Faithfully return all lines, omitting every embedded picture.

>> Begin Dataset content

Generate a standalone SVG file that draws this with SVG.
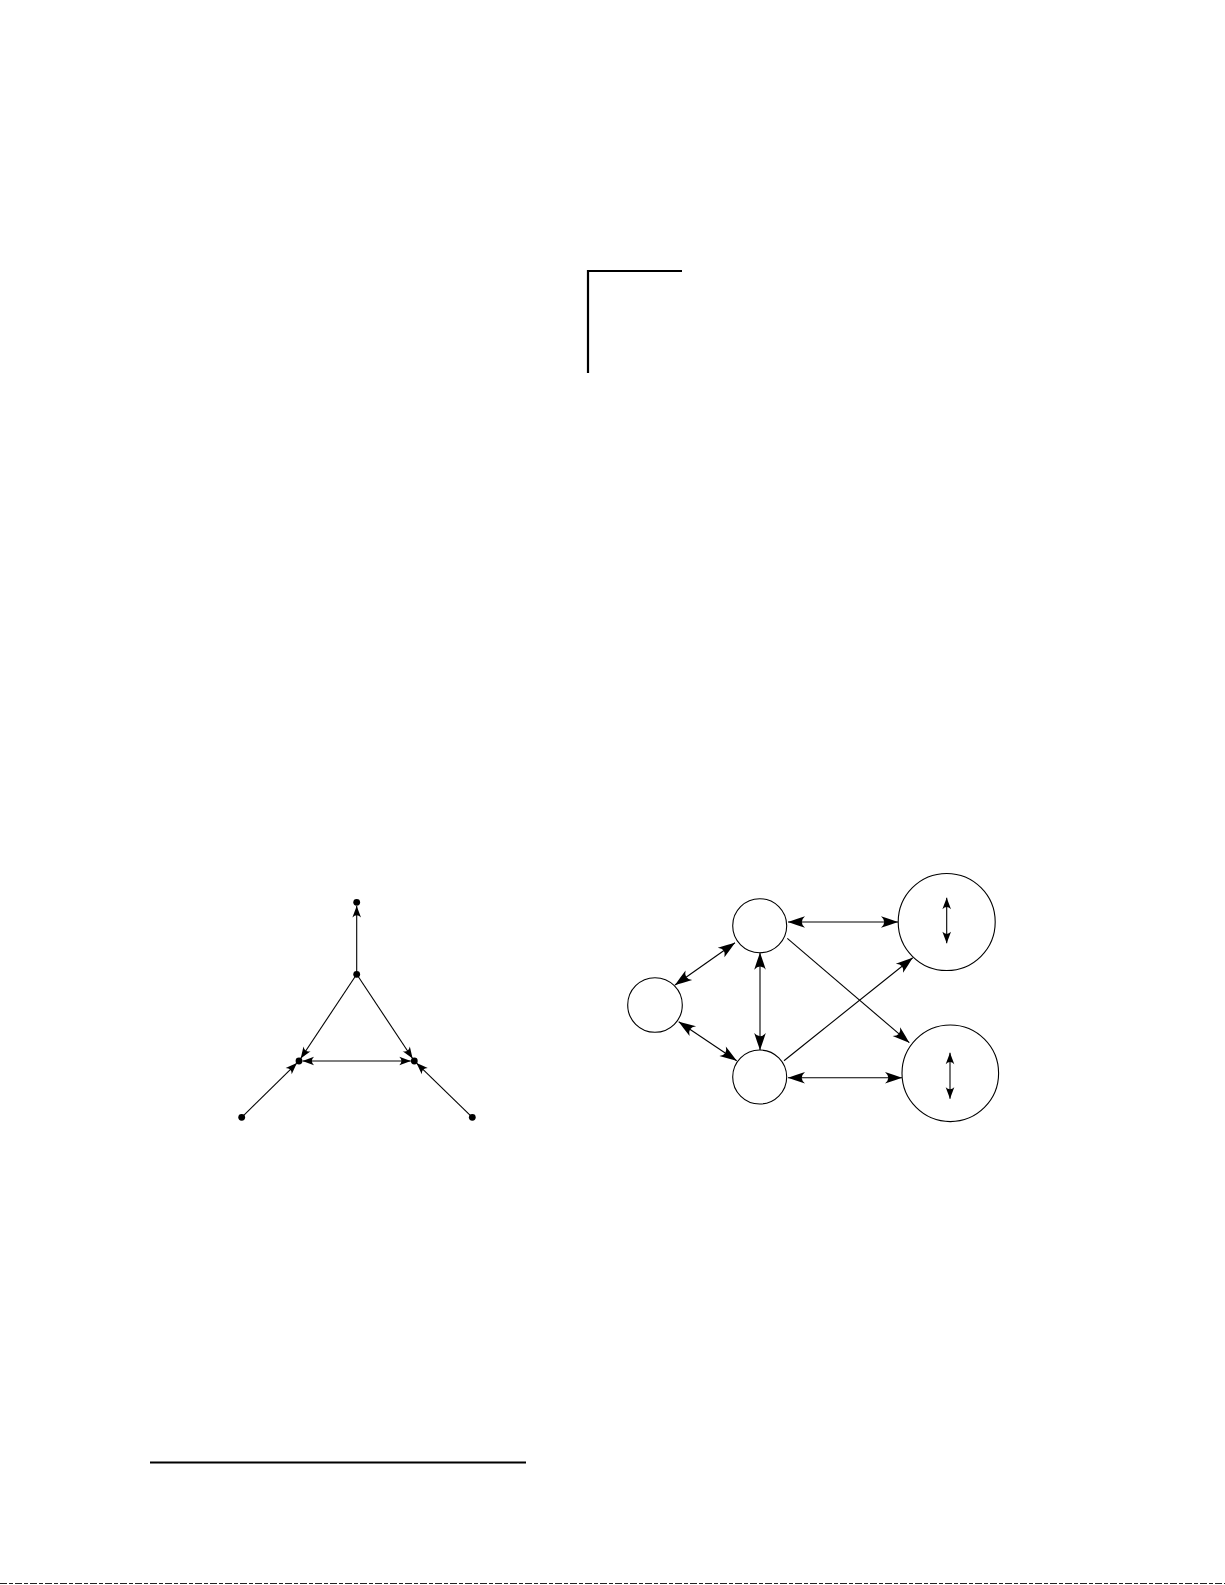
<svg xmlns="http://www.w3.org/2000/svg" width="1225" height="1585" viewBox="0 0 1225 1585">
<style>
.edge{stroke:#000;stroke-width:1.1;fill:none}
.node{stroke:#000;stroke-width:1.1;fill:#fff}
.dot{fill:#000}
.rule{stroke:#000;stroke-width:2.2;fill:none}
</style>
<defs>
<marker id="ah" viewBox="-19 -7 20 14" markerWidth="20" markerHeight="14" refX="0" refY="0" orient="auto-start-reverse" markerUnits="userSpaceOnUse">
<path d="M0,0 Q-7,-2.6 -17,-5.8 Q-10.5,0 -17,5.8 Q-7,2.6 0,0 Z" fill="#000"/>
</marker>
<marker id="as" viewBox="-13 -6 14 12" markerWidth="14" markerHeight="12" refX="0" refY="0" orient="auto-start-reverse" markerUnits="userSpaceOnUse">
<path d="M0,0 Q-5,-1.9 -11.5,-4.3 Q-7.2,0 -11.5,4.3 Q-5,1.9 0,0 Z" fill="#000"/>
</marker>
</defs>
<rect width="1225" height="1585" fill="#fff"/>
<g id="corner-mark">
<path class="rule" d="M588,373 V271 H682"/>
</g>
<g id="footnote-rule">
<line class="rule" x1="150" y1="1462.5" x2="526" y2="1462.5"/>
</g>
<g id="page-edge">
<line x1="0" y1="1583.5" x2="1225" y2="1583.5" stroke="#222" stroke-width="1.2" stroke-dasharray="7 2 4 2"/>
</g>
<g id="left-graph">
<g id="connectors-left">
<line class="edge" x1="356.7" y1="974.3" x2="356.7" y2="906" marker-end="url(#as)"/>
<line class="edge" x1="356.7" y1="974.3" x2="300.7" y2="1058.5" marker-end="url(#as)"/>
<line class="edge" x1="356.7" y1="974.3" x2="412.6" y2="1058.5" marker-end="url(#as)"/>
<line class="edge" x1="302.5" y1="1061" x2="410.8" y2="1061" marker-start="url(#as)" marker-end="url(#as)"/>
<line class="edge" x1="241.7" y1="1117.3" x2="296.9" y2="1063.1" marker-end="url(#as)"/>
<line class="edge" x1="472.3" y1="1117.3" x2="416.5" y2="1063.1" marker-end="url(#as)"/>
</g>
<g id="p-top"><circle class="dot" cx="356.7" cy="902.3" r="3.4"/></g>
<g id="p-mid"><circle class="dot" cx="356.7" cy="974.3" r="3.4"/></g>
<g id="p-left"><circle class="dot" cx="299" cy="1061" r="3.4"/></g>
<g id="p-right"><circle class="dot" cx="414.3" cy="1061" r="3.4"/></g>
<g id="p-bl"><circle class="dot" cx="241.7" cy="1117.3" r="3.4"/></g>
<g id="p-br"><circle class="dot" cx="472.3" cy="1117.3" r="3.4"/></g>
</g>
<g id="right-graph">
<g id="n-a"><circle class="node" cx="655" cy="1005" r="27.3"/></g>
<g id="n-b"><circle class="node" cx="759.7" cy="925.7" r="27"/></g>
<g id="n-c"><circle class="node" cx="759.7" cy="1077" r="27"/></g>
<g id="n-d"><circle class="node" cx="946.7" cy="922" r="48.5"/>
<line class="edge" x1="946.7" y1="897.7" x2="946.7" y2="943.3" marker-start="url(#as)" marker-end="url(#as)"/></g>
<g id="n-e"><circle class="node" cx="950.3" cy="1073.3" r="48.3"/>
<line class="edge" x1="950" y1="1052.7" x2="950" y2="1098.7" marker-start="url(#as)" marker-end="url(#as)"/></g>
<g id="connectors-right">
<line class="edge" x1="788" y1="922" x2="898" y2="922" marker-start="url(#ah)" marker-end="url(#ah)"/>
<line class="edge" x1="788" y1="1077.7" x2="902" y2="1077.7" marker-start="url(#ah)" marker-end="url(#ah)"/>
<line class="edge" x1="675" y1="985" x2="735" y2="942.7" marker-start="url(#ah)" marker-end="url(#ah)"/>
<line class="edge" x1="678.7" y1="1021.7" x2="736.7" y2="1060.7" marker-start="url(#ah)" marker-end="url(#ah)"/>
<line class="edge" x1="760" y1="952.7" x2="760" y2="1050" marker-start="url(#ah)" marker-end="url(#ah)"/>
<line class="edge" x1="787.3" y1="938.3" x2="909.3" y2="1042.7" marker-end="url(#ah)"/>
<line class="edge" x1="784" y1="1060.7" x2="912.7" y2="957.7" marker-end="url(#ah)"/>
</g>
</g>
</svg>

>> End Dataset content

Exercise output:
Generate a standalone SVG file that draws this with SVG.
<svg xmlns="http://www.w3.org/2000/svg" width="1225" height="1585" viewBox="0 0 1225 1585">
<style>
.edge{stroke:#000;stroke-width:1.1;fill:none}
.node{stroke:#000;stroke-width:1.1;fill:#fff}
.dot{fill:#000}
.rule{stroke:#000;stroke-width:2.2;fill:none}
</style>
<defs>
<marker id="ah" viewBox="-19 -7 20 14" markerWidth="20" markerHeight="14" refX="0" refY="0" orient="auto-start-reverse" markerUnits="userSpaceOnUse">
<path d="M0,0 Q-7,-2.6 -17,-5.8 Q-10.5,0 -17,5.8 Q-7,2.6 0,0 Z" fill="#000"/>
</marker>
<marker id="as" viewBox="-13 -6 14 12" markerWidth="14" markerHeight="12" refX="0" refY="0" orient="auto-start-reverse" markerUnits="userSpaceOnUse">
<path d="M0,0 Q-5,-1.9 -11.5,-4.3 Q-7.2,0 -11.5,4.3 Q-5,1.9 0,0 Z" fill="#000"/>
</marker>
</defs>
<rect width="1225" height="1585" fill="#fff"/>
<g id="corner-mark">
<path class="rule" d="M588,373 V271 H682"/>
</g>
<g id="footnote-rule">
<line class="rule" x1="150" y1="1462.5" x2="526" y2="1462.5"/>
</g>
<g id="page-edge">
<line x1="0" y1="1583.5" x2="1225" y2="1583.5" stroke="#222" stroke-width="1.2" stroke-dasharray="7 2 4 2"/>
</g>
<g id="left-graph">
<g id="connectors-left">
<line class="edge" x1="356.7" y1="974.3" x2="356.7" y2="906" marker-end="url(#as)"/>
<line class="edge" x1="356.7" y1="974.3" x2="300.7" y2="1058.5" marker-end="url(#as)"/>
<line class="edge" x1="356.7" y1="974.3" x2="412.6" y2="1058.5" marker-end="url(#as)"/>
<line class="edge" x1="302.5" y1="1061" x2="410.8" y2="1061" marker-start="url(#as)" marker-end="url(#as)"/>
<line class="edge" x1="241.7" y1="1117.3" x2="296.9" y2="1063.1" marker-end="url(#as)"/>
<line class="edge" x1="472.3" y1="1117.3" x2="416.5" y2="1063.1" marker-end="url(#as)"/>
</g>
<g id="p-top"><circle class="dot" cx="356.7" cy="902.3" r="3.4"/></g>
<g id="p-mid"><circle class="dot" cx="356.7" cy="974.3" r="3.4"/></g>
<g id="p-left"><circle class="dot" cx="299" cy="1061" r="3.4"/></g>
<g id="p-right"><circle class="dot" cx="414.3" cy="1061" r="3.4"/></g>
<g id="p-bl"><circle class="dot" cx="241.7" cy="1117.3" r="3.4"/></g>
<g id="p-br"><circle class="dot" cx="472.3" cy="1117.3" r="3.4"/></g>
</g>
<g id="right-graph">
<g id="n-a"><circle class="node" cx="655" cy="1005" r="27.3"/></g>
<g id="n-b"><circle class="node" cx="759.7" cy="925.7" r="27"/></g>
<g id="n-c"><circle class="node" cx="759.7" cy="1077" r="27"/></g>
<g id="n-d"><circle class="node" cx="946.7" cy="922" r="48.5"/>
<line class="edge" x1="946.7" y1="897.7" x2="946.7" y2="943.3" marker-start="url(#as)" marker-end="url(#as)"/></g>
<g id="n-e"><circle class="node" cx="950.3" cy="1073.3" r="48.3"/>
<line class="edge" x1="950" y1="1052.7" x2="950" y2="1098.7" marker-start="url(#as)" marker-end="url(#as)"/></g>
<g id="connectors-right">
<line class="edge" x1="788" y1="922" x2="898" y2="922" marker-start="url(#ah)" marker-end="url(#ah)"/>
<line class="edge" x1="788" y1="1077.7" x2="902" y2="1077.7" marker-start="url(#ah)" marker-end="url(#ah)"/>
<line class="edge" x1="675" y1="985" x2="735" y2="942.7" marker-start="url(#ah)" marker-end="url(#ah)"/>
<line class="edge" x1="678.7" y1="1021.7" x2="736.7" y2="1060.7" marker-start="url(#ah)" marker-end="url(#ah)"/>
<line class="edge" x1="760" y1="952.7" x2="760" y2="1050" marker-start="url(#ah)" marker-end="url(#ah)"/>
<line class="edge" x1="787.3" y1="938.3" x2="909.3" y2="1042.7" marker-end="url(#ah)"/>
<line class="edge" x1="784" y1="1060.7" x2="912.7" y2="957.7" marker-end="url(#ah)"/>
</g>
</g>
</svg>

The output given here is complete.